▶ **GOAL**: Reproduce the listing below without changes, except that pictures are left out.
──────── PROVIDED MATERIAL
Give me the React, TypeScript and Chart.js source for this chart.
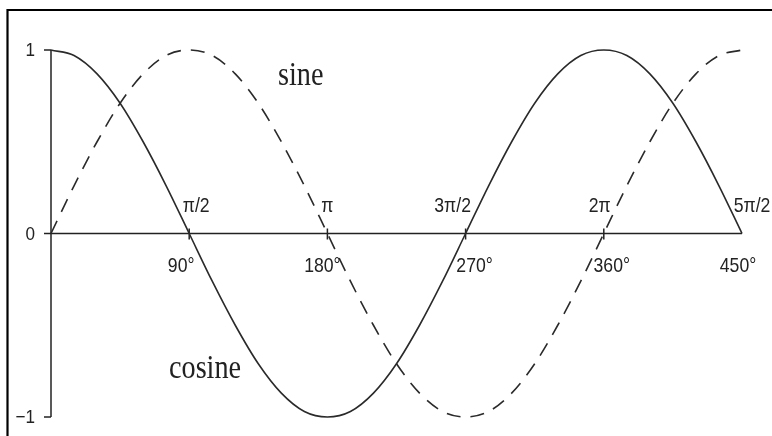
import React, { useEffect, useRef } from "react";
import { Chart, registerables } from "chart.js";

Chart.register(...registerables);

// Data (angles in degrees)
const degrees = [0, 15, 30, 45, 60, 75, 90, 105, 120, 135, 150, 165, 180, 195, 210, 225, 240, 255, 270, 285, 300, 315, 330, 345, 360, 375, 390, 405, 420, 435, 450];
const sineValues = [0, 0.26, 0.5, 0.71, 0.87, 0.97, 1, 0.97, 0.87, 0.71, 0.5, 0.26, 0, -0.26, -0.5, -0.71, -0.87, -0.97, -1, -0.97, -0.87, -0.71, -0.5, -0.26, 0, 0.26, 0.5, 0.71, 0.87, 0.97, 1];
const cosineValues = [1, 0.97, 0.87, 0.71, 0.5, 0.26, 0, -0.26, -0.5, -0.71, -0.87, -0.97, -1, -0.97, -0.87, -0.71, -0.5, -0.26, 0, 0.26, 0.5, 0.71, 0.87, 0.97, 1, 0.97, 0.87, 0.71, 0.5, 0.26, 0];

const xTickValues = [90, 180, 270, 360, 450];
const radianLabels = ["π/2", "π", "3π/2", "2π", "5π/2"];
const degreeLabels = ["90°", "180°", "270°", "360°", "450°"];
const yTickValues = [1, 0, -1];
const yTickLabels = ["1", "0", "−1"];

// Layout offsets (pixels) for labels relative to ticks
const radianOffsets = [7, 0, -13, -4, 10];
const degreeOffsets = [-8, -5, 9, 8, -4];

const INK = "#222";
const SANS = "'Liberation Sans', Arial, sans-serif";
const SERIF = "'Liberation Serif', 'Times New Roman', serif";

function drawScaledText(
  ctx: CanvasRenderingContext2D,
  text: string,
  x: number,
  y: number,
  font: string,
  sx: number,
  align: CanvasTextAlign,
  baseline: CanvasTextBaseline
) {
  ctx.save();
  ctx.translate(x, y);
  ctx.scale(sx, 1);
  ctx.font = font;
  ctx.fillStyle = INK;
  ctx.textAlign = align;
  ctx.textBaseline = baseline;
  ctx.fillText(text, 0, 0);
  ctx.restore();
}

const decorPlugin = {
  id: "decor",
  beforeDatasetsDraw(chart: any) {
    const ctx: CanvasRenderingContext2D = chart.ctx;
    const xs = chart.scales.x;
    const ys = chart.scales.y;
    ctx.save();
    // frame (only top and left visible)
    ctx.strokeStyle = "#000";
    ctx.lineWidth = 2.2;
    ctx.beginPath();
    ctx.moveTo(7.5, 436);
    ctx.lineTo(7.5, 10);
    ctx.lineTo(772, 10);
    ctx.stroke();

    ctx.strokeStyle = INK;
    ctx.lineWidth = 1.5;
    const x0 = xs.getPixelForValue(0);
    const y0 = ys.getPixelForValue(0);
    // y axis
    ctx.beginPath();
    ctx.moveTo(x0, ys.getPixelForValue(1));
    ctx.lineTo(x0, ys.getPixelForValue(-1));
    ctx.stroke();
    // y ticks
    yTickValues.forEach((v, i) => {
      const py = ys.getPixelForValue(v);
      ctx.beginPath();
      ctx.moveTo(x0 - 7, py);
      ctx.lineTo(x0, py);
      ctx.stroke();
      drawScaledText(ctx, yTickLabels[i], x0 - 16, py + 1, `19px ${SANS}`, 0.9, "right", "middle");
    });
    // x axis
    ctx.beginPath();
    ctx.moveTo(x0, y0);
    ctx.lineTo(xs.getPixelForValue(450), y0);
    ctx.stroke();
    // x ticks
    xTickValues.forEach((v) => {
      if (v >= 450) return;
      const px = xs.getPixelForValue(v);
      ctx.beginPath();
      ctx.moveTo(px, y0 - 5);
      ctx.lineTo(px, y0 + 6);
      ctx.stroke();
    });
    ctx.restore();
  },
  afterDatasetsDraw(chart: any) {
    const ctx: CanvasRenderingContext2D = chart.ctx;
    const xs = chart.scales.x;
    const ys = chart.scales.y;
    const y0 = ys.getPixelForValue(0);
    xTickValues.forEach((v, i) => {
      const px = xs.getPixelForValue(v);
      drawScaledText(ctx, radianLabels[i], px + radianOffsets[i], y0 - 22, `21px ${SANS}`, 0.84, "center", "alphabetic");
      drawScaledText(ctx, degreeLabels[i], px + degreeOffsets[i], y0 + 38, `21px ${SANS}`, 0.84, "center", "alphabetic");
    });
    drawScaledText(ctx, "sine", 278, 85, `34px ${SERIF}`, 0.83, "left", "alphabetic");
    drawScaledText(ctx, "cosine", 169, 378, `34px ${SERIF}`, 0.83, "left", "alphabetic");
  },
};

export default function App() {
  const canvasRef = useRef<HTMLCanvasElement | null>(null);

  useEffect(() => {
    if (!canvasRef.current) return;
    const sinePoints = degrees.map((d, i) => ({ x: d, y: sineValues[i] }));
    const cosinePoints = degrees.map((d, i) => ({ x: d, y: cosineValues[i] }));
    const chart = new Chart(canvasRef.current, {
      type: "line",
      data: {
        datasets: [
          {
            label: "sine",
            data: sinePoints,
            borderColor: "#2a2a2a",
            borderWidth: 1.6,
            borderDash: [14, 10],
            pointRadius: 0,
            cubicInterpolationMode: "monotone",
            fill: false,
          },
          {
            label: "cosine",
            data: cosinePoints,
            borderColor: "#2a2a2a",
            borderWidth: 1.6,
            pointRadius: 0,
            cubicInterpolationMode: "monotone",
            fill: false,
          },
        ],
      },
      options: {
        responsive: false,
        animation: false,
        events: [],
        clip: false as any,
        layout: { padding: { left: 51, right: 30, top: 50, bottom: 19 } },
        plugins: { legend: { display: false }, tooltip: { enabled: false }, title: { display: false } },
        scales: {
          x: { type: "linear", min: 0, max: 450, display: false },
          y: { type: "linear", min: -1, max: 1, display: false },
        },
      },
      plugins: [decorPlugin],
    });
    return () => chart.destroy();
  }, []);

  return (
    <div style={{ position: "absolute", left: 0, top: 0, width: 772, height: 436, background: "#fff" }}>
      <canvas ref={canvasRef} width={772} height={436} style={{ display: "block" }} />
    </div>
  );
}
────────────────
▶ **TASK OUTPUT**:
Give me the React, TypeScript and Chart.js source for this chart.
import React, { useEffect, useRef } from "react";
import { Chart, registerables } from "chart.js";

Chart.register(...registerables);

// Data (angles in degrees)
const degrees = [0, 15, 30, 45, 60, 75, 90, 105, 120, 135, 150, 165, 180, 195, 210, 225, 240, 255, 270, 285, 300, 315, 330, 345, 360, 375, 390, 405, 420, 435, 450];
const sineValues = [0, 0.26, 0.5, 0.71, 0.87, 0.97, 1, 0.97, 0.87, 0.71, 0.5, 0.26, 0, -0.26, -0.5, -0.71, -0.87, -0.97, -1, -0.97, -0.87, -0.71, -0.5, -0.26, 0, 0.26, 0.5, 0.71, 0.87, 0.97, 1];
const cosineValues = [1, 0.97, 0.87, 0.71, 0.5, 0.26, 0, -0.26, -0.5, -0.71, -0.87, -0.97, -1, -0.97, -0.87, -0.71, -0.5, -0.26, 0, 0.26, 0.5, 0.71, 0.87, 0.97, 1, 0.97, 0.87, 0.71, 0.5, 0.26, 0];

const xTickValues = [90, 180, 270, 360, 450];
const radianLabels = ["π/2", "π", "3π/2", "2π", "5π/2"];
const degreeLabels = ["90°", "180°", "270°", "360°", "450°"];
const yTickValues = [1, 0, -1];
const yTickLabels = ["1", "0", "−1"];

// Layout offsets (pixels) for labels relative to ticks
const radianOffsets = [7, 0, -13, -4, 10];
const degreeOffsets = [-8, -5, 9, 8, -4];

const INK = "#222";
const SANS = "'Liberation Sans', Arial, sans-serif";
const SERIF = "'Liberation Serif', 'Times New Roman', serif";

function drawScaledText(
  ctx: CanvasRenderingContext2D,
  text: string,
  x: number,
  y: number,
  font: string,
  sx: number,
  align: CanvasTextAlign,
  baseline: CanvasTextBaseline
) {
  ctx.save();
  ctx.translate(x, y);
  ctx.scale(sx, 1);
  ctx.font = font;
  ctx.fillStyle = INK;
  ctx.textAlign = align;
  ctx.textBaseline = baseline;
  ctx.fillText(text, 0, 0);
  ctx.restore();
}

const decorPlugin = {
  id: "decor",
  beforeDatasetsDraw(chart: any) {
    const ctx: CanvasRenderingContext2D = chart.ctx;
    const xs = chart.scales.x;
    const ys = chart.scales.y;
    ctx.save();
    // frame (only top and left visible)
    ctx.strokeStyle = "#000";
    ctx.lineWidth = 2.2;
    ctx.beginPath();
    ctx.moveTo(7.5, 436);
    ctx.lineTo(7.5, 10);
    ctx.lineTo(772, 10);
    ctx.stroke();

    ctx.strokeStyle = INK;
    ctx.lineWidth = 1.5;
    const x0 = xs.getPixelForValue(0);
    const y0 = ys.getPixelForValue(0);
    // y axis
    ctx.beginPath();
    ctx.moveTo(x0, ys.getPixelForValue(1));
    ctx.lineTo(x0, ys.getPixelForValue(-1));
    ctx.stroke();
    // y ticks
    yTickValues.forEach((v, i) => {
      const py = ys.getPixelForValue(v);
      ctx.beginPath();
      ctx.moveTo(x0 - 7, py);
      ctx.lineTo(x0, py);
      ctx.stroke();
      drawScaledText(ctx, yTickLabels[i], x0 - 16, py + 1, `19px ${SANS}`, 0.9, "right", "middle");
    });
    // x axis
    ctx.beginPath();
    ctx.moveTo(x0, y0);
    ctx.lineTo(xs.getPixelForValue(450), y0);
    ctx.stroke();
    // x ticks
    xTickValues.forEach((v) => {
      if (v >= 450) return;
      const px = xs.getPixelForValue(v);
      ctx.beginPath();
      ctx.moveTo(px, y0 - 5);
      ctx.lineTo(px, y0 + 6);
      ctx.stroke();
    });
    ctx.restore();
  },
  afterDatasetsDraw(chart: any) {
    const ctx: CanvasRenderingContext2D = chart.ctx;
    const xs = chart.scales.x;
    const ys = chart.scales.y;
    const y0 = ys.getPixelForValue(0);
    xTickValues.forEach((v, i) => {
      const px = xs.getPixelForValue(v);
      drawScaledText(ctx, radianLabels[i], px + radianOffsets[i], y0 - 22, `21px ${SANS}`, 0.84, "center", "alphabetic");
      drawScaledText(ctx, degreeLabels[i], px + degreeOffsets[i], y0 + 38, `21px ${SANS}`, 0.84, "center", "alphabetic");
    });
    drawScaledText(ctx, "sine", 278, 85, `34px ${SERIF}`, 0.83, "left", "alphabetic");
    drawScaledText(ctx, "cosine", 169, 378, `34px ${SERIF}`, 0.83, "left", "alphabetic");
  },
};

export default function App() {
  const canvasRef = useRef<HTMLCanvasElement | null>(null);

  useEffect(() => {
    if (!canvasRef.current) return;
    const sinePoints = degrees.map((d, i) => ({ x: d, y: sineValues[i] }));
    const cosinePoints = degrees.map((d, i) => ({ x: d, y: cosineValues[i] }));
    const chart = new Chart(canvasRef.current, {
      type: "line",
      data: {
        datasets: [
          {
            label: "sine",
            data: sinePoints,
            borderColor: "#2a2a2a",
            borderWidth: 1.6,
            borderDash: [14, 10],
            pointRadius: 0,
            cubicInterpolationMode: "monotone",
            fill: false,
          },
          {
            label: "cosine",
            data: cosinePoints,
            borderColor: "#2a2a2a",
            borderWidth: 1.6,
            pointRadius: 0,
            cubicInterpolationMode: "monotone",
            fill: false,
          },
        ],
      },
      options: {
        responsive: false,
        animation: false,
        events: [],
        clip: false as any,
        layout: { padding: { left: 51, right: 30, top: 50, bottom: 19 } },
        plugins: { legend: { display: false }, tooltip: { enabled: false }, title: { display: false } },
        scales: {
          x: { type: "linear", min: 0, max: 450, display: false },
          y: { type: "linear", min: -1, max: 1, display: false },
        },
      },
      plugins: [decorPlugin],
    });
    return () => chart.destroy();
  }, []);

  return (
    <div style={{ position: "absolute", left: 0, top: 0, width: 772, height: 436, background: "#fff" }}>
      <canvas ref={canvasRef} width={772} height={436} style={{ display: "block" }} />
    </div>
  );
}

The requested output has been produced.